# INFORMATION SUPPLIED
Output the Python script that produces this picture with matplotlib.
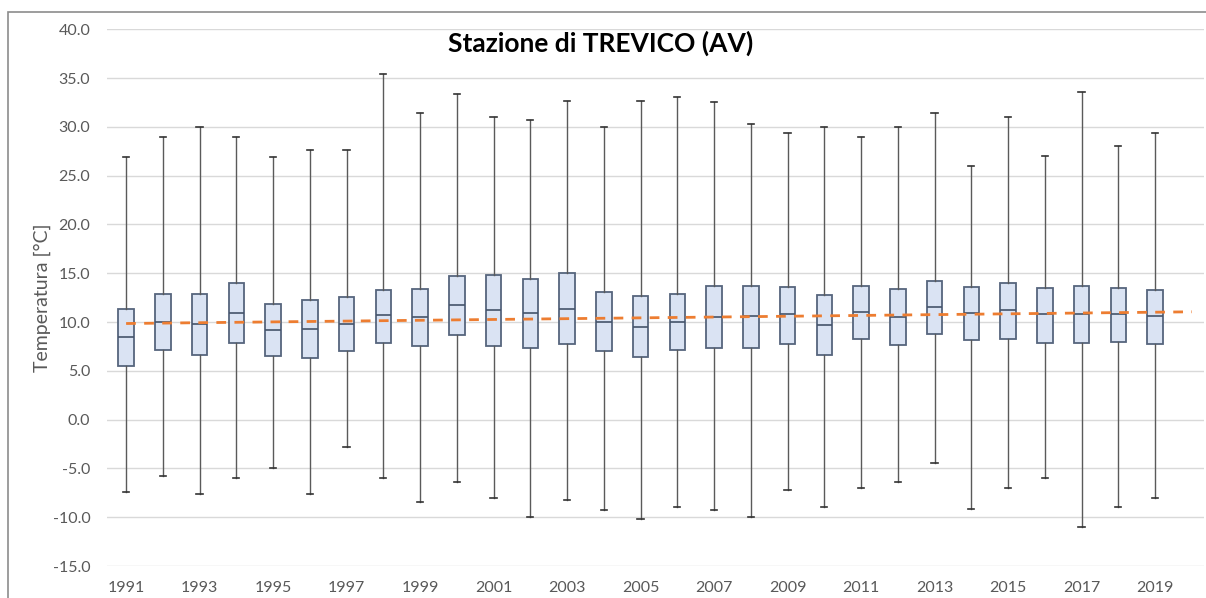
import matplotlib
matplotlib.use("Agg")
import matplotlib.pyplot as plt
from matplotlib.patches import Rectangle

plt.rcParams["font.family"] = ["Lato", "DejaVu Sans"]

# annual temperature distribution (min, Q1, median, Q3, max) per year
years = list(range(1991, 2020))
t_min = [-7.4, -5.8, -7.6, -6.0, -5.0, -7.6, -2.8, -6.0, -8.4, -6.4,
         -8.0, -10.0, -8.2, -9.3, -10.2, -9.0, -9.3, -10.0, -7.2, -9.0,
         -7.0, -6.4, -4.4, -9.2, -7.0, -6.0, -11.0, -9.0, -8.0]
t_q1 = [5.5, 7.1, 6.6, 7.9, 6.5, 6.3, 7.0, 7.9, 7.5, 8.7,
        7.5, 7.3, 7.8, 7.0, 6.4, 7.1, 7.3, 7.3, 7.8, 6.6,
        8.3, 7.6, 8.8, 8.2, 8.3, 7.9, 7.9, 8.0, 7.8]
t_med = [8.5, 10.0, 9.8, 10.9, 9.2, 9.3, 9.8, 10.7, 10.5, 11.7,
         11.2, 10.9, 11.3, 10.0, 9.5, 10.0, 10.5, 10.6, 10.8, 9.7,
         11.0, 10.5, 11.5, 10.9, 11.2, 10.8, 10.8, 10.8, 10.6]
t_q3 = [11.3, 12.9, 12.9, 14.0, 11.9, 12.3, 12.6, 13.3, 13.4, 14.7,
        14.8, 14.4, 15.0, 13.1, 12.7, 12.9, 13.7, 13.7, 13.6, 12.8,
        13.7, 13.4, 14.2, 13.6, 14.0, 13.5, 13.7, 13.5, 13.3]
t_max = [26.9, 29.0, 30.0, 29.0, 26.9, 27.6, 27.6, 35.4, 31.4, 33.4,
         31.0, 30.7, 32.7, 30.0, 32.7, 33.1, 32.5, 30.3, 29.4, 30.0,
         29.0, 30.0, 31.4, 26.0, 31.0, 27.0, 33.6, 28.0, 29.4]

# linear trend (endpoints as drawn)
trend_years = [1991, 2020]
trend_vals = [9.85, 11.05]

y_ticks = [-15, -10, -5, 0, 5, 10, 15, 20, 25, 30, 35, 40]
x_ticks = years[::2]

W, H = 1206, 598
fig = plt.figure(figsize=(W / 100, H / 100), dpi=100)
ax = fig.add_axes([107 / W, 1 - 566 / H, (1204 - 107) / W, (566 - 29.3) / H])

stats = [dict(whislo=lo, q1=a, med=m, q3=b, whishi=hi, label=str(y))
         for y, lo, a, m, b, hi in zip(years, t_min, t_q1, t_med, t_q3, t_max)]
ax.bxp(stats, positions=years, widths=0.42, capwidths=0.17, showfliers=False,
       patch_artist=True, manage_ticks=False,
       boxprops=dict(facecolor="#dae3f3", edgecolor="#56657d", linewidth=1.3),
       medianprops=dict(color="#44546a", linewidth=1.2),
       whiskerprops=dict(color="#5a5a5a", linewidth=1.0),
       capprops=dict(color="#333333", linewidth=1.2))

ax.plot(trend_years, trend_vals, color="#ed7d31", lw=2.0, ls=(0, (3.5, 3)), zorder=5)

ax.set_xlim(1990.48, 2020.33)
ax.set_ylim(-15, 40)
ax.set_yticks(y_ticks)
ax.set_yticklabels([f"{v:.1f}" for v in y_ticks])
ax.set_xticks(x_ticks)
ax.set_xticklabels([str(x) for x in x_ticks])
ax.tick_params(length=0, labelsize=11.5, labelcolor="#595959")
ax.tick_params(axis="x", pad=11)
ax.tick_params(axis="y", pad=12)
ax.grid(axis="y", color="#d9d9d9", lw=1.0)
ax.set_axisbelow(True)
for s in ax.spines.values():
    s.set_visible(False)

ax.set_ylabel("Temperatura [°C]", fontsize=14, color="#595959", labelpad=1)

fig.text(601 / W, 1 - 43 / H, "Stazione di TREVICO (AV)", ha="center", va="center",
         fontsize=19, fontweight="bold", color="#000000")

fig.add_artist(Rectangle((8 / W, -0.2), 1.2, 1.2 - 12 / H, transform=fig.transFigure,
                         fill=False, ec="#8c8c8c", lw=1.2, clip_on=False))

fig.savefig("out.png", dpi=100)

# DESCRIPTION OF THE TASK
Repeat the data exactly, excluding the pictures.

# ANSWER TO THE PROBLEM
Output the Python script that produces this picture with matplotlib.
import matplotlib
matplotlib.use("Agg")
import matplotlib.pyplot as plt
from matplotlib.patches import Rectangle

plt.rcParams["font.family"] = ["Lato", "DejaVu Sans"]

# annual temperature distribution (min, Q1, median, Q3, max) per year
years = list(range(1991, 2020))
t_min = [-7.4, -5.8, -7.6, -6.0, -5.0, -7.6, -2.8, -6.0, -8.4, -6.4,
         -8.0, -10.0, -8.2, -9.3, -10.2, -9.0, -9.3, -10.0, -7.2, -9.0,
         -7.0, -6.4, -4.4, -9.2, -7.0, -6.0, -11.0, -9.0, -8.0]
t_q1 = [5.5, 7.1, 6.6, 7.9, 6.5, 6.3, 7.0, 7.9, 7.5, 8.7,
        7.5, 7.3, 7.8, 7.0, 6.4, 7.1, 7.3, 7.3, 7.8, 6.6,
        8.3, 7.6, 8.8, 8.2, 8.3, 7.9, 7.9, 8.0, 7.8]
t_med = [8.5, 10.0, 9.8, 10.9, 9.2, 9.3, 9.8, 10.7, 10.5, 11.7,
         11.2, 10.9, 11.3, 10.0, 9.5, 10.0, 10.5, 10.6, 10.8, 9.7,
         11.0, 10.5, 11.5, 10.9, 11.2, 10.8, 10.8, 10.8, 10.6]
t_q3 = [11.3, 12.9, 12.9, 14.0, 11.9, 12.3, 12.6, 13.3, 13.4, 14.7,
        14.8, 14.4, 15.0, 13.1, 12.7, 12.9, 13.7, 13.7, 13.6, 12.8,
        13.7, 13.4, 14.2, 13.6, 14.0, 13.5, 13.7, 13.5, 13.3]
t_max = [26.9, 29.0, 30.0, 29.0, 26.9, 27.6, 27.6, 35.4, 31.4, 33.4,
         31.0, 30.7, 32.7, 30.0, 32.7, 33.1, 32.5, 30.3, 29.4, 30.0,
         29.0, 30.0, 31.4, 26.0, 31.0, 27.0, 33.6, 28.0, 29.4]

# linear trend (endpoints as drawn)
trend_years = [1991, 2020]
trend_vals = [9.85, 11.05]

y_ticks = [-15, -10, -5, 0, 5, 10, 15, 20, 25, 30, 35, 40]
x_ticks = years[::2]

W, H = 1206, 598
fig = plt.figure(figsize=(W / 100, H / 100), dpi=100)
ax = fig.add_axes([107 / W, 1 - 566 / H, (1204 - 107) / W, (566 - 29.3) / H])

stats = [dict(whislo=lo, q1=a, med=m, q3=b, whishi=hi, label=str(y))
         for y, lo, a, m, b, hi in zip(years, t_min, t_q1, t_med, t_q3, t_max)]
ax.bxp(stats, positions=years, widths=0.42, capwidths=0.17, showfliers=False,
       patch_artist=True, manage_ticks=False,
       boxprops=dict(facecolor="#dae3f3", edgecolor="#56657d", linewidth=1.3),
       medianprops=dict(color="#44546a", linewidth=1.2),
       whiskerprops=dict(color="#5a5a5a", linewidth=1.0),
       capprops=dict(color="#333333", linewidth=1.2))

ax.plot(trend_years, trend_vals, color="#ed7d31", lw=2.0, ls=(0, (3.5, 3)), zorder=5)

ax.set_xlim(1990.48, 2020.33)
ax.set_ylim(-15, 40)
ax.set_yticks(y_ticks)
ax.set_yticklabels([f"{v:.1f}" for v in y_ticks])
ax.set_xticks(x_ticks)
ax.set_xticklabels([str(x) for x in x_ticks])
ax.tick_params(length=0, labelsize=11.5, labelcolor="#595959")
ax.tick_params(axis="x", pad=11)
ax.tick_params(axis="y", pad=12)
ax.grid(axis="y", color="#d9d9d9", lw=1.0)
ax.set_axisbelow(True)
for s in ax.spines.values():
    s.set_visible(False)

ax.set_ylabel("Temperatura [°C]", fontsize=14, color="#595959", labelpad=1)

fig.text(601 / W, 1 - 43 / H, "Stazione di TREVICO (AV)", ha="center", va="center",
         fontsize=19, fontweight="bold", color="#000000")

fig.add_artist(Rectangle((8 / W, -0.2), 1.2, 1.2 - 12 / H, transform=fig.transFigure,
                         fill=False, ec="#8c8c8c", lw=1.2, clip_on=False))

fig.savefig("out.png", dpi=100)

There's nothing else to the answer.